Well, I’m running a little short on time now, so I’ll breeze through the rest…

DUMA (2005, Carroll Ballard, seen in theatre)- Ballad is certainly in his element directing films about animals, and this story of a boy and his cheetah is no exception. There’s too much talking about the importance of finding a home (I would have preferred if the parallels between the boy’s coming of age and the cheetah adjusting to the wild had been keep subtextual), but the nature photography is as good as expected, and Eamonn Walker once again proves himself an estimable character actor. Rating: **1/2.
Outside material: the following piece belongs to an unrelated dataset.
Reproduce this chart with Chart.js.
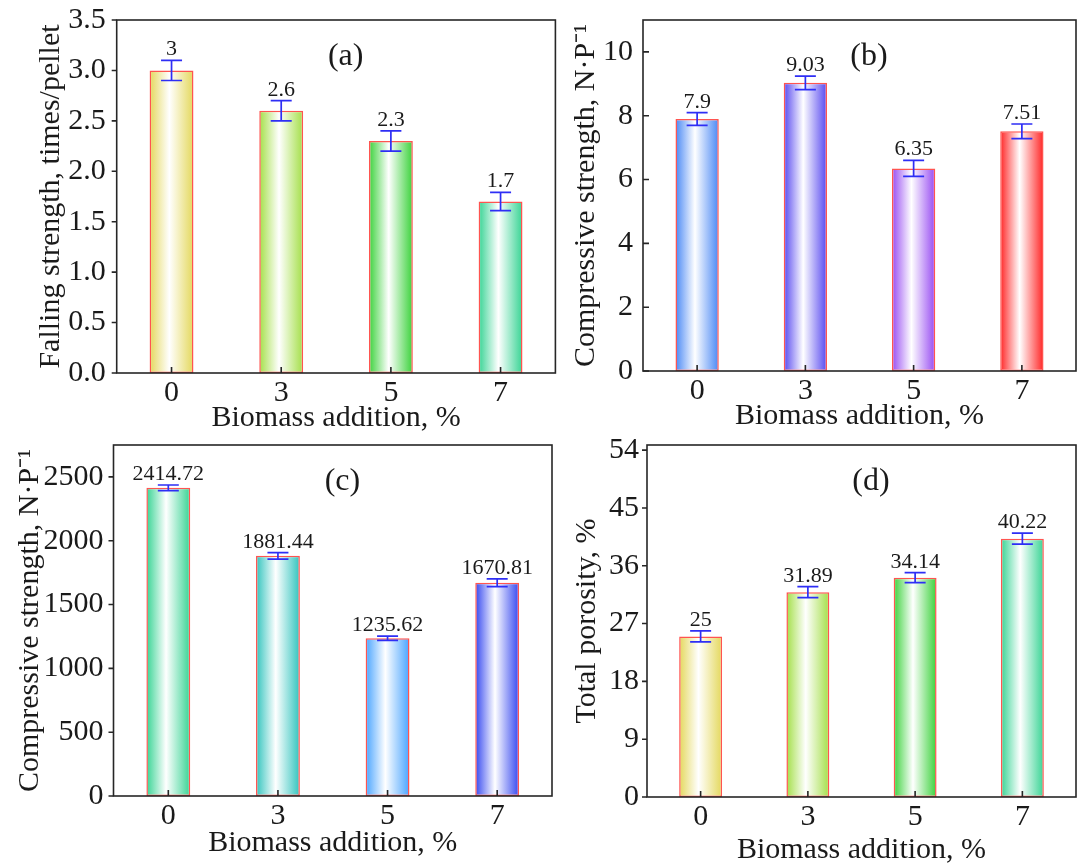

ELLIE PARKER (2005, Scott Coffey, seen in theatre)- Naomi Watts is the show here in the title role, an aspiring actress whose life is an endless string of auditions, parties, and above all driving around L.A. between auditions and parties. The film itself is deliberately slight, and the DIY style (how odd to see DV that doesn’t attempt to look like film these days) is right for it, taking the tarnish off the Hollywood lifestyle to follow a person for whom that dream has long since lost its lustre. Some of the film’s attempts at oddball humor fall flat (like the director as a man who sleeps with Ellie to test whether he’s gay), but there are also spot-on scenes as well (the horror-show audition with "the new producers," the meeting with an agent played by Chevy Chase), and an out-of-nowhere scene of beauty in which Ellie discovers a tree-lined street where the lilacs are abloom. Full disclosure department: I recently got rejected by every single film school I applied to, so it’s hard for me to be objective about this film since I empathized too much with the protagonist’s plight. I’m not sure that this is much of a movie, but I certainly felt Ellie’s pain. Ask me how I feel about this film in a few years. (Provisional) Rating: **1/2.

YOUR STUDIO AND YOU (1995, Trey Parker, , short film downloaded off the Internet)- hilarious. See for yourself (warning: LONG download). Stallone has never been better!